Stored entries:
=-=-=-=-=

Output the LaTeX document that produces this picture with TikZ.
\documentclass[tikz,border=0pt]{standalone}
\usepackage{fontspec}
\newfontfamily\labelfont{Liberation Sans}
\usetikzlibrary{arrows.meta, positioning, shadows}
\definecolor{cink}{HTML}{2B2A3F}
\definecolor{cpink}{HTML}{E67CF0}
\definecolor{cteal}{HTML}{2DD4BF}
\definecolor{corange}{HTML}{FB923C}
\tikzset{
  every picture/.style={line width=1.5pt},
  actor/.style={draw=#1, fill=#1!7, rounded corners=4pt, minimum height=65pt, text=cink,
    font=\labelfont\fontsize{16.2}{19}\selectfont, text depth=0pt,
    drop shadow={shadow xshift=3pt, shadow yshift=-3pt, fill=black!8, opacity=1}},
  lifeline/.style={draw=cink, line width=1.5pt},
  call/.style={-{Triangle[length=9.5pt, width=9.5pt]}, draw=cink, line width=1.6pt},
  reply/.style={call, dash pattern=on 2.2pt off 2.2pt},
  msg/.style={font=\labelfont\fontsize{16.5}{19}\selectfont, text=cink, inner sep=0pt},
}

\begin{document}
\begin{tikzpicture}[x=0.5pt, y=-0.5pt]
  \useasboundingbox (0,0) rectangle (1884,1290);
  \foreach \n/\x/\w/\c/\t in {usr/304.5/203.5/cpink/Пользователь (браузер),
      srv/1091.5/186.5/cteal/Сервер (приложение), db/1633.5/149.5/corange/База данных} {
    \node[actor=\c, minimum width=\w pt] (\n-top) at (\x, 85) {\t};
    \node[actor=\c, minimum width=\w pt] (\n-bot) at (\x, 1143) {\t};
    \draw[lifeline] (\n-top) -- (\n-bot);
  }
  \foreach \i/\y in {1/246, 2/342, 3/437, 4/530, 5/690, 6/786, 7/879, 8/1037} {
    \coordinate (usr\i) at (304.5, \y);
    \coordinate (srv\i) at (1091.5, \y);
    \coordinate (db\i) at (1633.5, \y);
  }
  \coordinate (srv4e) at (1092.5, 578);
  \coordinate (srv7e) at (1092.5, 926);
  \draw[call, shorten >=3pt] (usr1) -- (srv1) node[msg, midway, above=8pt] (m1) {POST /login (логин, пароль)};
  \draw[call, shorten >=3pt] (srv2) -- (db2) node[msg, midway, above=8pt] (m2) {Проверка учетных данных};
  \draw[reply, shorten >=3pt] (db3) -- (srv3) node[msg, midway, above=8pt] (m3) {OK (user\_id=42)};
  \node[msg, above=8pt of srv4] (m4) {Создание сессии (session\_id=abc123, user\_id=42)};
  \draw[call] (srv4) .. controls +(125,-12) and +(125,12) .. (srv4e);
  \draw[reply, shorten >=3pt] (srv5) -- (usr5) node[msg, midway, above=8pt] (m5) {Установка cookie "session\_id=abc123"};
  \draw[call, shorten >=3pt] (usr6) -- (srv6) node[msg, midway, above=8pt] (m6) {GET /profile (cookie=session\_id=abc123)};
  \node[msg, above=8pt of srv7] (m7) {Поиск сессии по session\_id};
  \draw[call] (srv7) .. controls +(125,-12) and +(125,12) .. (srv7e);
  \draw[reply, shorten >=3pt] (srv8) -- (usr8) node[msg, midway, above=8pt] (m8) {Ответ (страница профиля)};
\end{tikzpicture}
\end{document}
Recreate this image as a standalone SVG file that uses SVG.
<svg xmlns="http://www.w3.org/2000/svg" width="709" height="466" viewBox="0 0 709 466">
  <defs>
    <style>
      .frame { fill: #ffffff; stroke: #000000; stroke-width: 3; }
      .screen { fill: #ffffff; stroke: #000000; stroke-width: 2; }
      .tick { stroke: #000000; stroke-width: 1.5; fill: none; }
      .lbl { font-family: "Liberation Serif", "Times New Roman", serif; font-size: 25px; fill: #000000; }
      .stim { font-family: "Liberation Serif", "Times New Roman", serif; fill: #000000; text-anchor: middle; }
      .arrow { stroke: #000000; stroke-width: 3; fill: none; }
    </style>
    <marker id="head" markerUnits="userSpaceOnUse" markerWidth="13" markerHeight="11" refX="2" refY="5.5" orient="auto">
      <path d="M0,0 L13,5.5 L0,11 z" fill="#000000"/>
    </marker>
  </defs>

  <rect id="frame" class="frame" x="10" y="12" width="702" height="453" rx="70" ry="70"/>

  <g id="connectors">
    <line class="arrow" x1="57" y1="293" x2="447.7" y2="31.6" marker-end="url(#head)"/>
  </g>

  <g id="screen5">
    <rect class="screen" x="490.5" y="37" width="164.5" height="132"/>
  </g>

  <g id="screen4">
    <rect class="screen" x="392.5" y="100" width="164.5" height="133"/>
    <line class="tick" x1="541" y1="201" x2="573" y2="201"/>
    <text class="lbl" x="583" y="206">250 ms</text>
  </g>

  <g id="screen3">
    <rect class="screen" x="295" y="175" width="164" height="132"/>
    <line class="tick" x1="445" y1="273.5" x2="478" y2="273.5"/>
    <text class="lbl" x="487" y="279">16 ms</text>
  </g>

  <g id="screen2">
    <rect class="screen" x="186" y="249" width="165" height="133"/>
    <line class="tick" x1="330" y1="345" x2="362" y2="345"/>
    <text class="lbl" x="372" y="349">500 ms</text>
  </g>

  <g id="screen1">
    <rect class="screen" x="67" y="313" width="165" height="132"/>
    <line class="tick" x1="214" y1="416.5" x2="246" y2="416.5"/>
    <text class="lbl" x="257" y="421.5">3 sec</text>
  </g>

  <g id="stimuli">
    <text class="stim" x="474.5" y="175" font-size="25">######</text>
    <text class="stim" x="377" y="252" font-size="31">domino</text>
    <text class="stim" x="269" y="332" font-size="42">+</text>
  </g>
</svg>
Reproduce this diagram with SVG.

=-=-=-=-=

- [Given exercise] Reproduce the full listing above, character for character.

- [Task output]
Output the LaTeX document that produces this picture with TikZ.
\documentclass[tikz,border=0pt]{standalone}
\usepackage{fontspec}
\newfontfamily\labelfont{Liberation Sans}
\usetikzlibrary{arrows.meta, positioning, shadows}
\definecolor{cink}{HTML}{2B2A3F}
\definecolor{cpink}{HTML}{E67CF0}
\definecolor{cteal}{HTML}{2DD4BF}
\definecolor{corange}{HTML}{FB923C}
\tikzset{
  every picture/.style={line width=1.5pt},
  actor/.style={draw=#1, fill=#1!7, rounded corners=4pt, minimum height=65pt, text=cink,
    font=\labelfont\fontsize{16.2}{19}\selectfont, text depth=0pt,
    drop shadow={shadow xshift=3pt, shadow yshift=-3pt, fill=black!8, opacity=1}},
  lifeline/.style={draw=cink, line width=1.5pt},
  call/.style={-{Triangle[length=9.5pt, width=9.5pt]}, draw=cink, line width=1.6pt},
  reply/.style={call, dash pattern=on 2.2pt off 2.2pt},
  msg/.style={font=\labelfont\fontsize{16.5}{19}\selectfont, text=cink, inner sep=0pt},
}

\begin{document}
\begin{tikzpicture}[x=0.5pt, y=-0.5pt]
  \useasboundingbox (0,0) rectangle (1884,1290);
  \foreach \n/\x/\w/\c/\t in {usr/304.5/203.5/cpink/Пользователь (браузер),
      srv/1091.5/186.5/cteal/Сервер (приложение), db/1633.5/149.5/corange/База данных} {
    \node[actor=\c, minimum width=\w pt] (\n-top) at (\x, 85) {\t};
    \node[actor=\c, minimum width=\w pt] (\n-bot) at (\x, 1143) {\t};
    \draw[lifeline] (\n-top) -- (\n-bot);
  }
  \foreach \i/\y in {1/246, 2/342, 3/437, 4/530, 5/690, 6/786, 7/879, 8/1037} {
    \coordinate (usr\i) at (304.5, \y);
    \coordinate (srv\i) at (1091.5, \y);
    \coordinate (db\i) at (1633.5, \y);
  }
  \coordinate (srv4e) at (1092.5, 578);
  \coordinate (srv7e) at (1092.5, 926);
  \draw[call, shorten >=3pt] (usr1) -- (srv1) node[msg, midway, above=8pt] (m1) {POST /login (логин, пароль)};
  \draw[call, shorten >=3pt] (srv2) -- (db2) node[msg, midway, above=8pt] (m2) {Проверка учетных данных};
  \draw[reply, shorten >=3pt] (db3) -- (srv3) node[msg, midway, above=8pt] (m3) {OK (user\_id=42)};
  \node[msg, above=8pt of srv4] (m4) {Создание сессии (session\_id=abc123, user\_id=42)};
  \draw[call] (srv4) .. controls +(125,-12) and +(125,12) .. (srv4e);
  \draw[reply, shorten >=3pt] (srv5) -- (usr5) node[msg, midway, above=8pt] (m5) {Установка cookie "session\_id=abc123"};
  \draw[call, shorten >=3pt] (usr6) -- (srv6) node[msg, midway, above=8pt] (m6) {GET /profile (cookie=session\_id=abc123)};
  \node[msg, above=8pt of srv7] (m7) {Поиск сессии по session\_id};
  \draw[call] (srv7) .. controls +(125,-12) and +(125,12) .. (srv7e);
  \draw[reply, shorten >=3pt] (srv8) -- (usr8) node[msg, midway, above=8pt] (m8) {Ответ (страница профиля)};
\end{tikzpicture}
\end{document}
Recreate this image as a standalone SVG file that uses SVG.
<svg xmlns="http://www.w3.org/2000/svg" width="709" height="466" viewBox="0 0 709 466">
  <defs>
    <style>
      .frame { fill: #ffffff; stroke: #000000; stroke-width: 3; }
      .screen { fill: #ffffff; stroke: #000000; stroke-width: 2; }
      .tick { stroke: #000000; stroke-width: 1.5; fill: none; }
      .lbl { font-family: "Liberation Serif", "Times New Roman", serif; font-size: 25px; fill: #000000; }
      .stim { font-family: "Liberation Serif", "Times New Roman", serif; fill: #000000; text-anchor: middle; }
      .arrow { stroke: #000000; stroke-width: 3; fill: none; }
    </style>
    <marker id="head" markerUnits="userSpaceOnUse" markerWidth="13" markerHeight="11" refX="2" refY="5.5" orient="auto">
      <path d="M0,0 L13,5.5 L0,11 z" fill="#000000"/>
    </marker>
  </defs>

  <rect id="frame" class="frame" x="10" y="12" width="702" height="453" rx="70" ry="70"/>

  <g id="connectors">
    <line class="arrow" x1="57" y1="293" x2="447.7" y2="31.6" marker-end="url(#head)"/>
  </g>

  <g id="screen5">
    <rect class="screen" x="490.5" y="37" width="164.5" height="132"/>
  </g>

  <g id="screen4">
    <rect class="screen" x="392.5" y="100" width="164.5" height="133"/>
    <line class="tick" x1="541" y1="201" x2="573" y2="201"/>
    <text class="lbl" x="583" y="206">250 ms</text>
  </g>

  <g id="screen3">
    <rect class="screen" x="295" y="175" width="164" height="132"/>
    <line class="tick" x1="445" y1="273.5" x2="478" y2="273.5"/>
    <text class="lbl" x="487" y="279">16 ms</text>
  </g>

  <g id="screen2">
    <rect class="screen" x="186" y="249" width="165" height="133"/>
    <line class="tick" x1="330" y1="345" x2="362" y2="345"/>
    <text class="lbl" x="372" y="349">500 ms</text>
  </g>

  <g id="screen1">
    <rect class="screen" x="67" y="313" width="165" height="132"/>
    <line class="tick" x1="214" y1="416.5" x2="246" y2="416.5"/>
    <text class="lbl" x="257" y="421.5">3 sec</text>
  </g>

  <g id="stimuli">
    <text class="stim" x="474.5" y="175" font-size="25">######</text>
    <text class="stim" x="377" y="252" font-size="31">domino</text>
    <text class="stim" x="269" y="332" font-size="42">+</text>
  </g>
</svg>
Reproduce this diagram with SVG.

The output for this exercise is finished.